Maximize Your Content’s Potential
There are a great many Disney brands. The thing I noticed during this trip was how they maximize the “content within their library”.
For example, upon entering the ticket area we heard the “Yo-Ho” pirate anthem. In the Magic Kingdom’s Adventure Land, we witnessed a street performance with characters from the Pirates of the Caribbean. As part of this performance, several children were pirate apprentices and learned some lessons related to this profession. Later, we went on the Pirates of the Caribbean ride.
Toy Story’s Woody character was seen in a parade in the Magic Kingdom, at a character greeting and on a poster hanging high in Hollywood Studios, in a parade in Hollywood Studios, in the Midway games ride, on signs marking a parking section in the Magic Kingdom, and in Andy’s room which is in the courtyard of the All-Star Movies resort.
Some might say that all this activity is about marketing and branding, and that is legitimate from one aspect, but it also has a content angle. Once the initial character and story was created, someone asked questions such as: How can this character or story line appear in other settings? Wouldn’t kids love to play at being pirates? Why not train them during a street show?

Details Matter
Part of what makes the theme park experience appealing is immersion in the ambiance that is created, and this cannot be accomplished without a lot of attention to detail.
In terms of design, if you are waiting in Space Mountain, there are space games people can play while they wait. There are videos to keep folks entertained in line. There are 8-Track tapes that cover the exits of the Pop Century resort’s 70’s buildings. The staff in Frontier Land dress differently than those on Main Street.
In terms of operations, details impact the guest experience to a great degree. For example, traffic and crowd control – someone can get out of a Disney park within minutes, contrasted with leaving a basketball or baseball game in Chicago, which can be an hour long ordeal. Cleanliness is another example - I had to look for three days to find any gum on the sidewalk.

Rejuvenate Often
Disney seems to consistently rejuvenate their parks and properties.
In the Magic Kingdom, one of the six major park areas and part of another are under redevelopment. Prior to this, a new roller coaster was added to Animal Kingdom, which previously lacked a signature thrill ride. Pirates of the Caribbean, Tiki-room, It’s a Small World, the Haunted House, all have been worked on over the past ten years.
New items are added to the mix in what might be characterized as “in-between” spaces. With area surrounding each park, they can expand incrementally, which Hollywood Studios has done. If there is a resort complex on one side of a lake, a second one can be created on the other.

Key Takeaways
Disney World, in addition to entertainment value, can provide us with examples of important management practices, such as bold long-term thinking, managed growth, maximizing content, attention to design and operational details, and rejuvenation.
·         Do you have a management insight or two that is exemplified by Disney?

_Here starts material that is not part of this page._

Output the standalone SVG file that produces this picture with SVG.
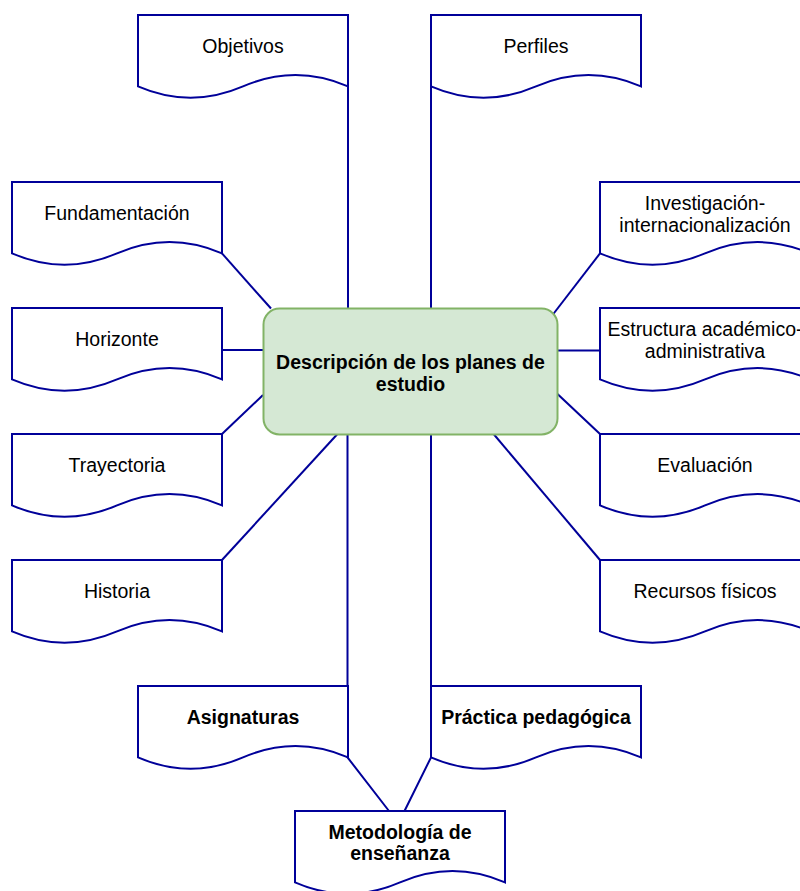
<svg xmlns="http://www.w3.org/2000/svg" xmlns:xlink="http://www.w3.org/1999/xlink" width="800" height="891" viewBox="0 0 800 891">
  <style>
    .doc { fill: #ffffff; stroke: #000099; stroke-width: 2; }
    .edge { fill: none; stroke: #000099; stroke-width: 2; }
    .lbl { font-family: "Liberation Sans", Arial, Helvetica, sans-serif; font-size: 19.5px; fill: #000000; text-anchor: middle; }
    .bold { font-weight: bold; }
    .center { fill: #d5e8d4; stroke: #82b366; stroke-width: 2; }
  </style>
  <defs>
    <!-- document shape: 210 x 84 with wavy bottom edge -->
    <path id="doc" d="M0,0 H210 V71.4 Q157.5,48.7 105,71.4 Q52.5,94.1 0,71.4 Z"/>
  </defs>
  <rect width="800" height="891" fill="#ffffff"/>

  <g id="connectors">
    <path class="edge" d="M348,86.4 V308.5"/>
    <path class="edge" d="M431,86.4 V308.5"/>
    <path class="edge" d="M222,253.4 L271,308.5"/>
    <path class="edge" d="M222,350 H263.5"/>
    <path class="edge" d="M222,434 L263,395"/>
    <path class="edge" d="M222,560 L337,434.5"/>
    <path class="edge" d="M347.5,434.5 V757.4 L389,811"/>
    <path class="edge" d="M431,434.5 V757.4 L404.5,811"/>
    <path class="edge" d="M600,253.4 L551,317"/>
    <path class="edge" d="M557.5,350.5 H600"/>
    <path class="edge" d="M557.5,394 L600,434"/>
    <path class="edge" d="M494,434.5 L600,560"/>
  </g>

  <g id="objetivos">
    <use href="#doc" class="doc" x="138" y="15"/>
    <text class="lbl" x="243" y="53">Objetivos</text>
  </g>
  <g id="perfiles">
    <use href="#doc" class="doc" x="431" y="15"/>
    <text class="lbl" x="536" y="53">Perfiles</text>
  </g>
  <g id="fundamentacion">
    <use href="#doc" class="doc" x="12" y="182"/>
    <text class="lbl" x="117" y="220">Fundamentación</text>
  </g>
  <g id="horizonte">
    <use href="#doc" class="doc" x="12" y="308"/>
    <text class="lbl" x="117" y="346">Horizonte</text>
  </g>
  <g id="trayectoria">
    <use href="#doc" class="doc" x="12" y="434"/>
    <text class="lbl" x="117" y="472">Trayectoria</text>
  </g>
  <g id="historia">
    <use href="#doc" class="doc" x="12" y="560"/>
    <text class="lbl" x="117" y="598">Historia</text>
  </g>
  <g id="investigacion">
    <use href="#doc" class="doc" x="600" y="182"/>
    <text class="lbl" x="705" y="210">Investigación-</text>
    <text class="lbl" x="705" y="232">internacionalización</text>
  </g>
  <g id="estructura">
    <use href="#doc" class="doc" x="600" y="308"/>
    <text class="lbl" x="705" y="336">Estructura académico-</text>
    <text class="lbl" x="705" y="358">administrativa</text>
  </g>
  <g id="evaluacion">
    <use href="#doc" class="doc" x="600" y="434"/>
    <text class="lbl" x="705" y="472">Evaluación</text>
  </g>
  <g id="recursos">
    <use href="#doc" class="doc" x="600" y="560"/>
    <text class="lbl" x="705" y="598">Recursos físicos</text>
  </g>
  <g id="asignaturas">
    <use href="#doc" class="doc" x="138" y="686"/>
    <text class="lbl bold" x="243" y="724">Asignaturas</text>
  </g>
  <g id="practica">
    <use href="#doc" class="doc" x="431" y="686"/>
    <text class="lbl bold" x="536" y="724">Práctica pedagógica</text>
  </g>
  <g id="metodologia">
    <use href="#doc" class="doc" x="295" y="811"/>
    <text class="lbl bold" x="400" y="838.5">Metodología de</text>
    <text class="lbl bold" x="400" y="860">enseñanza</text>
  </g>

  <g id="descripcion">
    <rect class="center" x="263.5" y="308.5" width="294" height="126" rx="16" ry="16"/>
    <text class="lbl bold" x="410.5" y="368.5">Descripción de los planes de</text>
    <text class="lbl bold" x="410.5" y="391">estudio</text>
  </g>
</svg>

Add to the discussion with your thoughts, comments, questions and feedback! Please share Treasury Café with others. Thank you!


  1. Great post, David! And all of us at QLP are jealous of your fun winter vacation!

    We just recently covered branding a la Disney in our blog, so I'll skip past that. Perhaps appreciating your employees and associates?

    From what I understand, Disney lets their employees hang out in the parks after hours. They can't be scheduled, of course, but while everyone else is picking up trash or practicing for parades, the off-duty employees can ride the rides. That's an excellent perk considering that they have to keep the park open anyway.

  2. Mandy,

    That is a great perk! No wonder those folks are always so friendly and helpful while looking so tired!

    And I remember your blog posts about Disney - they were in two parts, and you can find the first one here:

    Given that I was with my quite impressionable children, along with a boatload (literally, at Disney) of nieces and nephews, I decided against eating a Tomorrowland plant!

    Thanks for adding to the discussion!

    1. Of course! Blog posts about Disney also call to me for comments.

      Maybe next time you to you'll have the opportunity to try that Tomorrowland plant! :)

  3. Hi David,

    It's been a long time since I've been to a Disney location, but one thing I never forgot was how as soon as I entered through the gates, I felt like a child again. I'm sure it's one of those "details" they spent a lot of time and effort on.

    I like how Disney methodically plans for it's growth. It's like they expand and then have an adjustment period (and maybe a rest period) and then they expand again. Like you said, other companies might grow faster, but it's like Disney tests the waters with each growth spurt which would tell them if something's working or not whereas those who aim for faster growth might be caught "with their pants down".

    And yes. Their properties are clean, which I think is another draw for people. It's like they've thought of everything.

  4. Barbara,

    I have that feeling too! It's like "here I am, whisk me away!"

    I think you are right about the growth, too, they are experimenting and tweaking as they go, and there is a rhythm to it, so I guess in a way it mimics life to some extent, with its rhythm's like day-night, wake-sleep, hightide-lowtide, etc.

    Thank you for taking the time to comment!